Hello from Raleigh North Carolina. First, I'd like to thank TWiV, TWiP, and TWiM for sharing such great information on the micro. I marvel that this world is really a thick soup of life (and viruses) which in neither a bad thing nor a good thing, but just how life has evolved on this wet rock. I've always been interested in biology but also by history, so when I watched the Showtime series The Tudors a few episodes peaked my attention. These episodes portrayed the English Sweating sickness epidemic of 1528 and the absolute terror it caused. It show people both suffering from the disease and people (including the King) worrying themselves to sickness. While this series is a dramatic recreation the epidemic did exist, but I could only find limited information on this time period. What is this sickness, how can modern virologist/microbiologist learn about this plague, and the 64,000$ question is it important to examine history for past afflictions? Once again thanks for podcasting and I can't wait for you guys to tackle this one.

Eager Learner

Ewout writes:

Dear Professor Racaniello and other members of the TWIV-team:

Recently a new Orthobunyavirus (named Schmallenbergvirus, after the German town where it is first detected last November among livestock) is/was circulating in the Netherlands and Germany, causing diarrhea among cattle and congenital malformations in lambs. Here is the URL to a recent human risk assessment made by Dutch (Netherlands) colleagues: The impact for humans seems so far to be very small (only theoretical), but for the veterinarians it's very relevant. It's unknown where the virus came from, and if it's here to stay.
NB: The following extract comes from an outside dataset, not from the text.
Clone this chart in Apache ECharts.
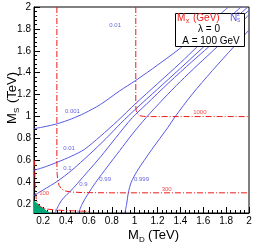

No hard feelings if your podcast is already too overbooked with other interesting viral issues, but maybe it's educating and interesting to mention this newly discovered virus.

best regards, thanks for all the interesting podcasts!


MD communicable disease control, the Netherlands

Marie writes:

Greetings TWiV crew,

Thanks for your informative and entertaining podcast!

On a natural medicine website, I came across this paper used to support avoiding vaccines:

My understanding of this study from a brief skimming is that children with CF who received the annual flu vaccine had a lower CD8 T cell count (those broadly-reactive against influenza A) than non-CF children who did not regularly receive the vaccine.

What are your thoughts on this study? Is is valid to compare a non-CF group with a CF group? Have there been any studies done examining actual risk of influenza infection in those who have regularly received the vaccine in past years versus those who never received a vaccine (in a year when neither group receives the annual vaccine)?